[Start of COLLECTED DATA]
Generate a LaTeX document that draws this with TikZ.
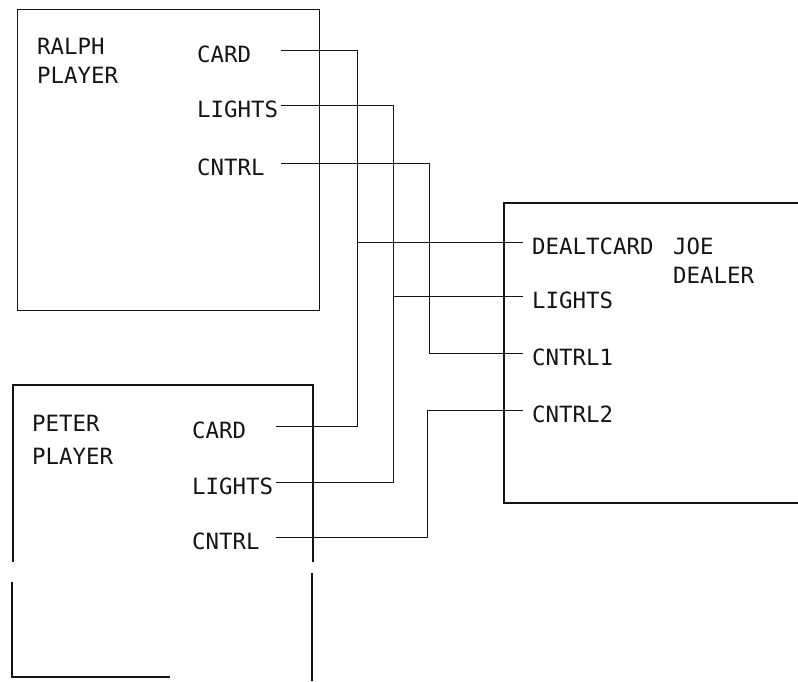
\documentclass[tikz,border=0pt]{standalone}
\usepackage{fontspec}
\usepackage{xcolor}
\setmonofont{DejaVu Sans Mono}
\definecolor{plotInk}{HTML}{141414}
\tikzset{
  frame/.style={line width=1.2pt, plotInk},
  wire/.style={line width=1pt, plotInk},
  title/.style={anchor=north west, inner sep=0pt, align=left, text=plotInk},
  outpin/.style={anchor=west, inner sep=0pt, text width=84pt, align=left,
    text height=24pt, text depth=0pt, text=plotInk},
  inpin/.style={anchor=west, inner xsep=9pt, inner ysep=0pt,
    text height=24pt, text depth=0pt, text=plotInk}
}

\begin{document}
\begin{tikzpicture}[x=1pt,y=-1pt, every node/.style={font=\ttfamily\fontsize{22.4}{29}\selectfont}]
    \useasboundingbox (0,0) rectangle (798,681);
    \node[draw, frame, anchor=north west, minimum width=302pt, minimum height=301pt, inner sep=0pt] (ralphBox) at (17,9) {};
    \draw[frame] (13,562) -- (13,385) -- (313,385) -- (313,562);
    \draw[frame] (12,582) -- (12,677) -- (170,677);
    \draw[frame] (312,573) -- (312,681);
    \draw[frame] (798,203) -- (504,203) -- (504,503) -- (798,503);

    \node[title] (ralphName) at (37,37.5) {RALPH\\PLAYER};
    \node[title] (peterName) at (32,415) {PETER\\[4pt]PLAYER};
    \node[title] (joeName) at (673,238) {JOE\\DEALER};

    \node[outpin] (ralphCard) at (197,50) {CARD};
    \node[outpin] (ralphLights) at (197,105) {LIGHTS};
    \node[outpin] (ralphCntrl) at (197,163) {CNTRL};
    \node[outpin] (peterCard) at (192,426) {CARD};
    \node[outpin] (peterLights) at (192,482) {LIGHTS};
    \node[outpin] (peterCntrl) at (192,537) {CNTRL};
    \node[inpin] (joeCard) at (523,242) {DEALTCARD};
    \node[inpin] (joeLights) at (523,296) {LIGHTS};
    \node[inpin] (joeCntrlA) at (523,353) {CNTRL1};
    \node[inpin] (joeCntrlB) at (523,410) {CNTRL2};

    \coordinate (cardBus) at (357,0);
    \coordinate (lightsBus) at (393,0);
    \coordinate (cntrlBus) at (429,0);
    \coordinate (cntrlTwoBus) at (427,0);

    \draw[wire] (ralphCard.east) -| (cardBus |- peterCard.east) -- (peterCard.east);
    \draw[wire] (cardBus |- joeCard.west) -- (joeCard.west);
    \draw[wire] (ralphLights.east) -| (lightsBus |- peterLights.east) -- (peterLights.east);
    \draw[wire] (lightsBus |- joeLights.west) -- (joeLights.west);
    \draw[wire] (ralphCntrl.east) -| (cntrlBus |- joeCntrlA.west) -- (joeCntrlA.west);
    \draw[wire] (peterCntrl.east) -| (cntrlTwoBus |- joeCntrlB.west) -- (joeCntrlB.west);
  \end{tikzpicture}
\end{document}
[End of COLLECTED DATA]
PROBLEM TO WORK ON: Write the lines above out again exactly, without any of their pictures.

EXERCISE RESPONSE:
Generate a LaTeX document that draws this with TikZ.
\documentclass[tikz,border=0pt]{standalone}
\usepackage{fontspec}
\usepackage{xcolor}
\setmonofont{DejaVu Sans Mono}
\definecolor{plotInk}{HTML}{141414}
\tikzset{
  frame/.style={line width=1.2pt, plotInk},
  wire/.style={line width=1pt, plotInk},
  title/.style={anchor=north west, inner sep=0pt, align=left, text=plotInk},
  outpin/.style={anchor=west, inner sep=0pt, text width=84pt, align=left,
    text height=24pt, text depth=0pt, text=plotInk},
  inpin/.style={anchor=west, inner xsep=9pt, inner ysep=0pt,
    text height=24pt, text depth=0pt, text=plotInk}
}

\begin{document}
\begin{tikzpicture}[x=1pt,y=-1pt, every node/.style={font=\ttfamily\fontsize{22.4}{29}\selectfont}]
    \useasboundingbox (0,0) rectangle (798,681);
    \node[draw, frame, anchor=north west, minimum width=302pt, minimum height=301pt, inner sep=0pt] (ralphBox) at (17,9) {};
    \draw[frame] (13,562) -- (13,385) -- (313,385) -- (313,562);
    \draw[frame] (12,582) -- (12,677) -- (170,677);
    \draw[frame] (312,573) -- (312,681);
    \draw[frame] (798,203) -- (504,203) -- (504,503) -- (798,503);

    \node[title] (ralphName) at (37,37.5) {RALPH\\PLAYER};
    \node[title] (peterName) at (32,415) {PETER\\[4pt]PLAYER};
    \node[title] (joeName) at (673,238) {JOE\\DEALER};

    \node[outpin] (ralphCard) at (197,50) {CARD};
    \node[outpin] (ralphLights) at (197,105) {LIGHTS};
    \node[outpin] (ralphCntrl) at (197,163) {CNTRL};
    \node[outpin] (peterCard) at (192,426) {CARD};
    \node[outpin] (peterLights) at (192,482) {LIGHTS};
    \node[outpin] (peterCntrl) at (192,537) {CNTRL};
    \node[inpin] (joeCard) at (523,242) {DEALTCARD};
    \node[inpin] (joeLights) at (523,296) {LIGHTS};
    \node[inpin] (joeCntrlA) at (523,353) {CNTRL1};
    \node[inpin] (joeCntrlB) at (523,410) {CNTRL2};

    \coordinate (cardBus) at (357,0);
    \coordinate (lightsBus) at (393,0);
    \coordinate (cntrlBus) at (429,0);
    \coordinate (cntrlTwoBus) at (427,0);

    \draw[wire] (ralphCard.east) -| (cardBus |- peterCard.east) -- (peterCard.east);
    \draw[wire] (cardBus |- joeCard.west) -- (joeCard.west);
    \draw[wire] (ralphLights.east) -| (lightsBus |- peterLights.east) -- (peterLights.east);
    \draw[wire] (lightsBus |- joeLights.west) -- (joeLights.west);
    \draw[wire] (ralphCntrl.east) -| (cntrlBus |- joeCntrlA.west) -- (joeCntrlA.west);
    \draw[wire] (peterCntrl.east) -| (cntrlTwoBus |- joeCntrlB.west) -- (joeCntrlB.west);
  \end{tikzpicture}
\end{document}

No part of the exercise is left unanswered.